A move by Defense Secretary Chuck Hagel this week to ease military hairstyle restrictions earned applause from a Colorado Springs salon owner, who said the change makes combat and fashion sense.
Hagel, under pressure from the Congressional Black Caucus, announced Monday that he'll allow troops to sport braids, twists and cornrow styles that the Army, Navy and Air Force cracked down upon in regulations.
Lyza Gardner, proprietor of Xpressions Beauty Studio on South Academy Boulevard, said the change gives troops easily maintained hairstyles that are perfect for the battlefield.
"It gives them a nice, neat appearance when they are roughing it," Gardner said. "They don't have to worry about it."
The styles take long hair and make it easier to manage through braids and twists that can keep hair under control for weeks at a time.
Gardner said the styles, including those deemed unmilitary under the old rules, keep hair close to the head and above the collar in a bun.
Groups complained that the Pentagon's hair regulations were racially insensitive because the styles under scrutiny were popular with African-American women.
"We strongly encourage you to reconsider the updated regulation as it relates to grooming standards and how it allows individuals from every community to feel proud and welcome to serve in our nation's armed forces," the Congressional Black Caucus wrote to Hagel in April.
Hagel responded by easing hair regulations and dumping language that banned hair deemed "matted."
Hagel left in place stern new Army regulations on tattoos, which bar soldiers from getting facial and hand tattoos and limit the number and types of tattoos that can be on display.
The relaxed hair regulations aren't a fashion free-for-all.
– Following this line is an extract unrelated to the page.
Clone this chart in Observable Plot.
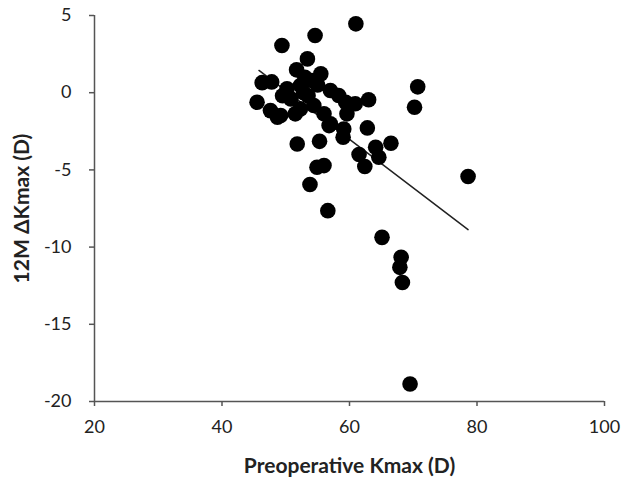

Styles like Mohawks and spikes are out, along with anything else that doesn't fit regulations, from color to length.
But the eased regulations will allow women to more easily style hair, Gardner said.
"They get a cornrow or a weave and have that for two months - they don't have to worry," she said.
The trick now, is to keep troop hairstyles well-maintained.
"Three or four months later, they don't look professional," she said.